To strike the right balance on the T8’s design continuum, Miri Lee had to pull the device back to the center, toward “feeling/simplicity.” Lee began by drawing a series of squares, each containing a different product spec. She layered the squares on top of one another, hoping to find a form that could elegantly contain the device’s functions. “Each square was like a black hole that took in all my thoughts,” she says. “The more squares I drew, the more design problems I had to resolve.”

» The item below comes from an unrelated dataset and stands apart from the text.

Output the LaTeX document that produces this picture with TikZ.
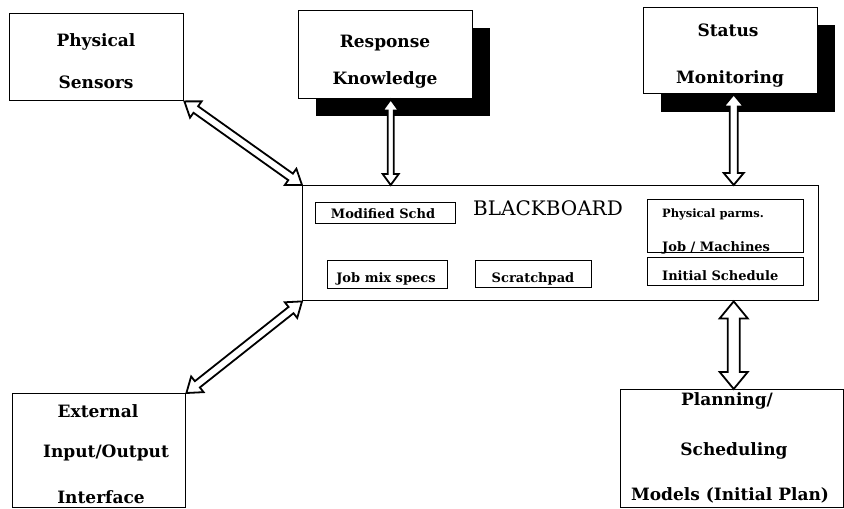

Lee strove to give the device a soft, feminine feel, with a curved shape so users could grip and operate it easily with one hand. Her design team struggled to pare away as many control keys as possible. Eventually, they came up with three clickable buttons that are centered beneath an outsized, horizontal LCD screen. They spent additional weeks tweaking every detail, from the fit and finish of the T8’s silicone case to the color and size of the fonts on the display screen, all in an effort to give the device a minimalist look and feel. Lee refined the T8’s cell-phone-like shape by dipping into Samsung’s Idea Bank–a global database of design concepts that initially failed to find their way to market but are valuable enough to be recycled into new products at a later date. There, she found the basic design language for the T8’s rounded shape and large screen, then translated it to better fit the tiny media player.
How did Lee know she had struck the right balance between form and function? She says she simply felt it in her gut. And that’s a sure sign, as Sangyeon Lee suggests, that designers have found a Tae Kuk unity and duality of their own: They are simultaneously thinking for themselves and thinking the Samsung way.